Adjusted Churn Over Time

Adjusted churn gives a value between zero and one, with zero representing a totally locked league and one representing a maximally fluid league. Applying this to the NBA data, we get the above. Not as pretty. If you squint hard enough you can maybe see an upward trend, but for the most part the league as a whole has been very steady in the amount teams shuffle the standings deck every year. Overall, we're closer to a locked league than a maximally fluid one, which means there are some limits on how big of a swing we can expect year over year.

Conference Adjusted Churn

We can also look at the individual conferences and see what level of mobility exists there. Interestingly we can see that the West has remained fairly locked, so the knock-down-drag-out level of toughness hasn't resulted in a conference that is anybody's guess, but has instead decreased its mobility. By comparison, the East has gone from a locked conference to a revolving door of standings changes. Teams in the Eastern Conference can reasonably expect a full additional change in rank for any given team over the previous season compared to the West.
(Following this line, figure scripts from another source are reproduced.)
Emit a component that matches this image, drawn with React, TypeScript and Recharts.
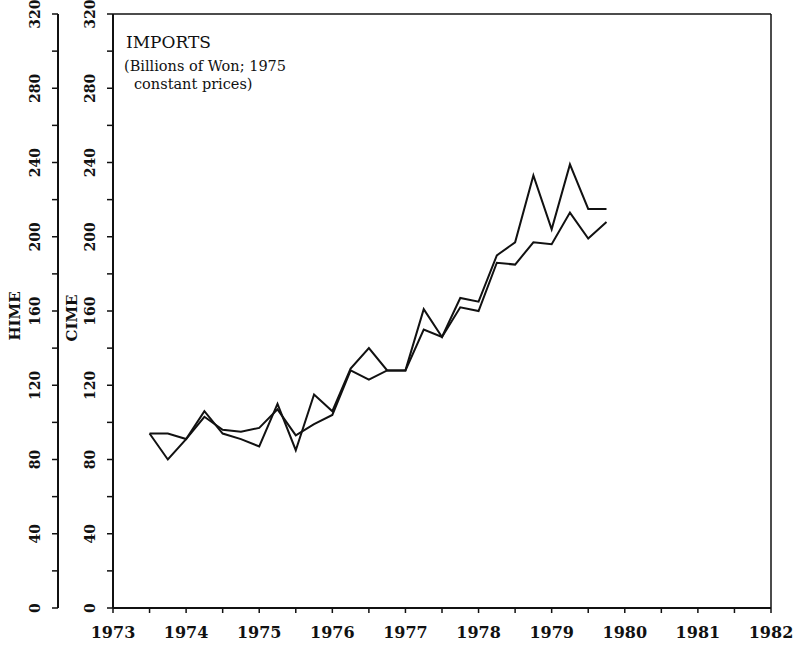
import React from "react";
import { LineChart, Line, XAxis, YAxis, ReferenceLine } from "recharts";

// quarterly observations, 1973 Q3 .. 1979 Q4
const quarters = [
  1973.5, 1973.75, 1974, 1974.25, 1974.5, 1974.75, 1975, 1975.25, 1975.5,
  1975.75, 1976, 1976.25, 1976.5, 1976.75, 1977, 1977.25, 1977.5, 1977.75,
  1978, 1978.25, 1978.5, 1978.75, 1979, 1979.25, 1979.5, 1979.75,
];

const hime = [
  94, 94, 91, 103, 96, 95, 97, 107, 93, 99, 104, 128, 123, 128, 128, 161,
  146, 167, 165, 190, 197, 233, 204, 239, 215, 215,
];

const cime = [
  94, 80, 91, 106, 94, 91, 87, 110, 85, 115, 106, 129, 140, 128, 128, 150,
  146, 162, 160, 186, 185, 197, 196, 213, 199, 208,
];

const yearTicks = [
  1973, 1973.5, 1974, 1974.5, 1975, 1975.5, 1976, 1976.5, 1977, 1977.5, 1978,
  1978.5, 1979, 1979.5, 1980, 1980.5, 1981, 1981.5, 1982,
];

const valueTicks = [
  0, 20, 40, 60, 80, 100, 120, 140, 160, 180, 200, 220, 240, 260, 280, 300, 320,
];

const data = quarters.map((t, i) => ({ t, hime: hime[i], cime: cime[i] }));

const FONT = "'DejaVu Serif', 'Liberation Serif', serif";
const INK = "#111";

const YearTick = (props: any) => {
  const { x, y, payload } = props;
  if (!Number.isInteger(payload.value)) return null;
  return (
    <text
      x={x}
      y={y + 23}
      textAnchor="middle"
      fontFamily={FONT}
      fontSize={16}
      fontWeight="bold"
      fill={INK}
    >
      {payload.value}
    </text>
  );
};

const ValueTick = (props: any) => {
  const { x, y, payload } = props;
  if (payload.value % 40 !== 0) return null;
  const cx = x - 15;
  return (
    <text
      x={cx}
      y={y}
      textAnchor="middle"
      dominantBaseline="central"
      transform={`rotate(-90 ${cx} ${y})`}
      fontFamily={FONT}
      fontSize={14}
      fontWeight="bold"
      fill={INK}
    >
      {payload.value}
    </text>
  );
};

const axisLine = { stroke: INK, strokeWidth: 2 };
const tickLine = { stroke: INK, strokeWidth: 1.5 };

export default function App() {
  return (
    <div style={{ position: "absolute", left: 0, top: 0, width: 801, height: 651, background: "#fff" }}>
      <LineChart
        width={801}
        height={651}
        data={data}
        margin={{ top: 14, right: 30, bottom: 13, left: 3 }}
      >
        <XAxis
          dataKey="t"
          type="number"
          domain={[1973, 1982]}
          ticks={yearTicks}
          interval={0}
          tickSize={5}
          height={30}
          axisLine={axisLine}
          tickLine={tickLine}
          tick={<YearTick />}
        />
        <YAxis
          yAxisId="inner"
          domain={[0, 320]}
          ticks={valueTicks}
          interval={0}
          tickSize={6}
          width={55}
          axisLine={axisLine}
          tickLine={tickLine}
          tick={<ValueTick />}
        />
        <YAxis
          yAxisId="outer"
          domain={[0, 320]}
          ticks={valueTicks}
          interval={0}
          tickSize={6}
          width={55}
          axisLine={axisLine}
          tickLine={tickLine}
          tick={<ValueTick />}
        />
        <ReferenceLine yAxisId="inner" y={320} stroke={INK} strokeWidth={1.5} />
        <ReferenceLine yAxisId="inner" x={1982} stroke={INK} strokeWidth={1.5} />
        <Line
          yAxisId="inner"
          dataKey="hime"
          type="linear"
          stroke={INK}
          strokeWidth={2}
          dot={false}
          isAnimationActive={false}
        />
        <Line
          yAxisId="outer"
          dataKey="cime"
          type="linear"
          stroke={INK}
          strokeWidth={2}
          dot={false}
          isAnimationActive={false}
        />
      </LineChart>
      <svg
        width={801}
        height={651}
        style={{ position: "absolute", left: 0, top: 0, pointerEvents: "none" }}
      >
        <text x={126} y={48} fontFamily={FONT} fontSize={17} fill={INK}>
          IMPORTS
        </text>
        <text x={124} y={71} fontFamily={FONT} fontSize={14.5} fill={INK}>
          (Billions of Won; 1975
        </text>
        <text x={134} y={89} fontFamily={FONT} fontSize={14.5} fill={INK}>
          constant prices)
        </text>
        <text
          x={15}
          y={316}
          textAnchor="middle"
          dominantBaseline="central"
          transform="rotate(-90 15 316)"
          fontFamily={FONT}
          fontSize={15}
          fontWeight="bold"
          fill={INK}
        >
          HIME
        </text>
        <text
          x={72}
          y={318}
          textAnchor="middle"
          dominantBaseline="central"
          transform="rotate(-90 72 318)"
          fontFamily={FONT}
          fontSize={15}
          fontWeight="bold"
          fill={INK}
        >
          CIME
        </text>
      </svg>
    </div>
  );
}
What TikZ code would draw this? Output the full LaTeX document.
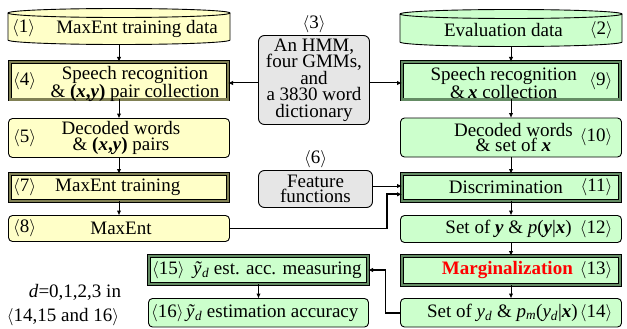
\documentclass[tikz,border=0pt]{standalone}
\usepackage{fontspec}
\setmainfont{Liberation Serif}
\usetikzlibrary{arrows.meta, positioning}
\definecolor{yfill}{RGB}{255,255,200}
\definecolor{gfill}{RGB}{204,255,204}
\definecolor{rfill}{RGB}{230,230,230}
\definecolor{yband}{RGB}{128,128,84}
\definecolor{gband}{RGB}{100,140,100}
\newcommand{\num}[1]{$\langle$#1$\rangle$}
\newcommand{\bx}{\textbf{\textit{x}}}
\newcommand{\by}{\textbf{\textit{y}}}

\begin{document}
\begin{tikzpicture}[
  x=1pt, y=1pt,
  font=\fontsize{19}{15.5}\selectfont,
  >=Latex,
  base/.style={minimum width=221pt, outer sep=0pt, inner sep=0pt, line width=0.9pt},
  ybox/.style={base, draw, rounded corners=4pt, fill=yfill},
  gbox/.style={base, draw, rounded corners=4pt, fill=gfill},
  yframe/.style={base, minimum width=218pt, draw, line width=0.6pt, double=yband, double distance=2.4pt, fill=yfill},
  gframe/.style={base, minimum width=218pt, draw, line width=0.6pt, double=gband, double distance=2.4pt, fill=gfill},
  store/.style={base, minimum width=222pt},
  resource/.style={draw, rounded corners=6pt, fill=rfill, line width=0.9pt, align=center, inner sep=0pt, outer sep=0pt},
  txt/.style={align=center, inner sep=0pt},
  tag/.style={inner sep=1pt},
  arr/.style={-{Latex[length=5pt,width=4.5pt]}, line width=1pt},
  heavy/.style={arr, line width=1.9pt}
]
\useasboundingbox (0,0) rectangle (627,-329);

% data stores
\node[store, minimum height=27pt] (b1) at (119,-26.5) {};
\node[store, minimum height=28pt] (b2) at (511,-28) {};
\draw[line width=0.9pt, fill=yfill] (b1.north west) -- (b1.south west)
  arc[start angle=180, end angle=360, x radius=111pt, y radius=4.5pt] -- (b1.north east)
  arc[start angle=0, end angle=180, x radius=111pt, y radius=4.5pt] -- cycle;
\draw[line width=0.9pt] (b1.north west) arc[start angle=180, end angle=360, x radius=111pt, y radius=4.5pt];
\draw[line width=0.9pt, fill=gfill] (b2.north west) -- (b2.south west)
  arc[start angle=180, end angle=360, x radius=111pt, y radius=4.5pt] -- (b2.north east)
  arc[start angle=0, end angle=180, x radius=111pt, y radius=4.5pt] -- cycle;
\draw[line width=0.9pt] (b2.north west) arc[start angle=180, end angle=360, x radius=111pt, y radius=4.5pt];

% left column
\node[yframe, minimum height=37.5pt, below=22pt of b1] (b4) {};
\node[ybox, minimum height=39pt, below=19pt of b4] (b5) {};
\node[yframe, minimum height=27pt, below=16.5pt of b5] (b7) {};
\node[ybox, minimum height=26pt, below=14.5pt of b7] (b8) {};

% right column
\node[gframe, minimum height=37.5pt, below=20pt of b2] (b9) {};
\node[gbox, minimum height=39pt, below=18.5pt of b9] (b10) {};
\node[gframe, minimum height=27pt, below=17pt of b10] (b11) {};
\node[gbox, minimum height=27pt, below=14.5pt of b11] (b12) {};
\node[gframe, minimum height=29pt, below=13.5pt of b12] (b13) {};
\node[gbox, minimum height=28.5pt, below=13.5pt of b13] (b14) {};

% accuracy measuring
\node[gframe, minimum width=219pt, minimum height=28pt] (b15) at (258.5,-270) {};
\node[gbox, minimum width=220pt, minimum height=28.5pt, below=14.5pt of b15] (b16) {};

% shared resources
\node[resource, minimum width=111pt, minimum height=89pt, font=\fontsize{19}{16.5}\selectfont] (b3) at (314,-80)
  {An HMM,\\four GMMs,\\and\\a 3830 word\\dictionary};
\node[resource, minimum width=114pt, minimum height=37pt] (b6) at (315.5,-189)
  {Feature\\functions};
\node[tag, anchor=south] (n3) at ([yshift=1pt]b3.north) {\num{3}};
\node[tag, anchor=south] (n6) at ([yshift=1pt]b6.north) {\num{6}};

% texts
\node[tag, anchor=west] (n1) at ([xshift=3pt,yshift=-2pt]b1.west) {\num{1}};
\node[txt, anchor=east] (t1) at ([xshift=-12pt,yshift=-2pt]b1.east) {MaxEnt training data};
\node[tag, anchor=east] (n2) at ([xshift=-8pt,yshift=-2pt]b2.east) {\num{2}};
\node[txt, anchor=east] (t2) at ([xshift=-59pt,yshift=-2pt]b2.east) {Evaluation data};

\node[tag, anchor=west] (n4) at ([xshift=2pt]b4.west) {\num{4}};
\node[txt] (t4) at ([xshift=16pt,yshift=-3pt]b4.center) {Speech recognition\\\& \textbf{(\textit{x},\textit{y})} pair collection};
\node[tag, anchor=west] (n5) at ([xshift=3.5pt]b5.west) {\num{5}};
\node[txt] (t5) at ([xshift=2pt]b5.center) {Decoded words\\\& \textbf{(\textit{x},\textit{y})} pairs};
\node[tag, anchor=west] (n7) at ([xshift=2pt]b7.west) {\num{7}};
\node[txt, anchor=west] (t7) at ([xshift=45pt]b7.west) {MaxEnt training};
\node[tag, anchor=west] (n8) at ([xshift=3.5pt]b8.west) {\num{8}};
\node[txt] (t8) at ([xshift=2pt]b8.center) {MaxEnt};

\node[tag, anchor=east] (n9) at ([xshift=-6.5pt]b9.east) {\num{9}};
\node[txt, anchor=east] (t9) at ([xshift=-43pt,yshift=-2pt]b9.east) {Speech recognition\\\&\,\bx{} collection};
\node[tag, anchor=east] (n10) at ([xshift=-8pt]b10.east) {\num{10}};
\node[txt, anchor=east] (t10) at ([xshift=-48.5pt]b10.east) {Decoded words\\\& set of \bx};
\node[tag, anchor=east] (n11) at ([xshift=-6.5pt]b11.east) {\num{11}};
\node[txt, anchor=east] (t11) at ([xshift=-57pt]b11.east) {Discrimination};
\node[tag, anchor=east] (n12) at ([xshift=-8pt]b12.east) {\num{12}};
\node[txt, anchor=east] (t12) at ([xshift=-49.5pt]b12.east) {Set of \by{} \& \textit{p}(\by|\bx)};
\node[tag, anchor=east] (n13) at ([xshift=-6.5pt]b13.east) {\num{13}};
\node[txt, anchor=east] (t13) at ([xshift=-47pt]b13.east) {\textcolor{red}{\textbf{Marginalization}}};
\node[tag, anchor=east] (n14) at ([xshift=-8pt]b14.east) {\num{14}};
\node[txt, anchor=east] (t14) at ([xshift=-43.5pt]b14.east)
  {Set of \textit{y}\textsubscript{\textit{d}} \& \textit{p}\textsubscript{\textit{m}}(\textit{y}\textsubscript{\textit{d}}|\bx)};

\node[tag, anchor=west] (n15) at ([xshift=2pt]b15.west) {\num{15}};
\node[txt, anchor=west] (t15) at ([xshift=44pt]b15.west) {\textit{ỹ}\textsubscript{\textit{d}} est. acc. measuring};
\node[tag, anchor=west] (n16) at ([xshift=1.5pt]b16.west) {\num{16}};
\node[txt, anchor=west] (t16) at ([xshift=37.5pt]b16.west) {\textit{ỹ}\textsubscript{\textit{d}} estimation accuracy};

\node[txt, font=\fontsize{19}{23.5}\selectfont] (dnote) at (63,-305) {\hspace*{24pt}\textit{d}=0,1,2,3 in\\$\langle$14,15 and 16$\rangle$};

% flow
\draw[arr] ([yshift=-4.5pt]b1.south) -- (b4);
\draw[arr] (b4) -- (b5);
\draw[arr] (b5) -- (b7);
\draw[arr] (b7) -- (b8);
\draw[arr] ([yshift=-4.5pt]b2.south) -- (b9);
\draw[arr] (b9) -- (b10);
\draw[arr] (b10) -- (b11);
\draw[arr] (b11) -- (b12);
\draw[arr] (b12) -- (b13);
\draw[arr] (b13) -- (b14);
\draw[arr] (b15) -- (b16);

% models and features
\draw[arr] ([yshift=-3pt]b3.west) -- ([yshift=-3pt]b3.west -| b4.east);
\draw[arr] ([yshift=-3pt]b3.east) -- ([yshift=-3pt]b3.east -| b9.west);
\coordinate (in1) at ([yshift=1.5pt]b11.west);
\coordinate (in2) at ([yshift=-6.8pt]b11.west);
\draw[arr] (b6.east |- in1) -- (in1);
\draw[heavy] (b8.east) -| ([xshift=-15pt]in2) -- (in2);
\draw[heavy] (b14.west) -- ++(-15pt,0) |- (b15.east);

\end{tikzpicture}
\end{document}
So if all of this makes your stomach... well... churn, hope real hard that Seattle gets an expansion team and the Wolves end up in the East. Otherwise, we might be in for a bit of a long haul here. But there are outliers, too! As always, Wolves fans are stuck hoping that lady luck leaves something other than a flaming bag of wolf turds on the doorstep. But these things happen. Roughly 25% of the time, a team jumps more than four places in the standings the following year. And teams that finish in the bottom three in the league have a roughly 50% chance of improving at least five places in the standings.

Hey, if nothing else, it's proof it's hard to get any worse.

Note: Thanks to this blog entry at OUseful.info, which got me thinking about this metric.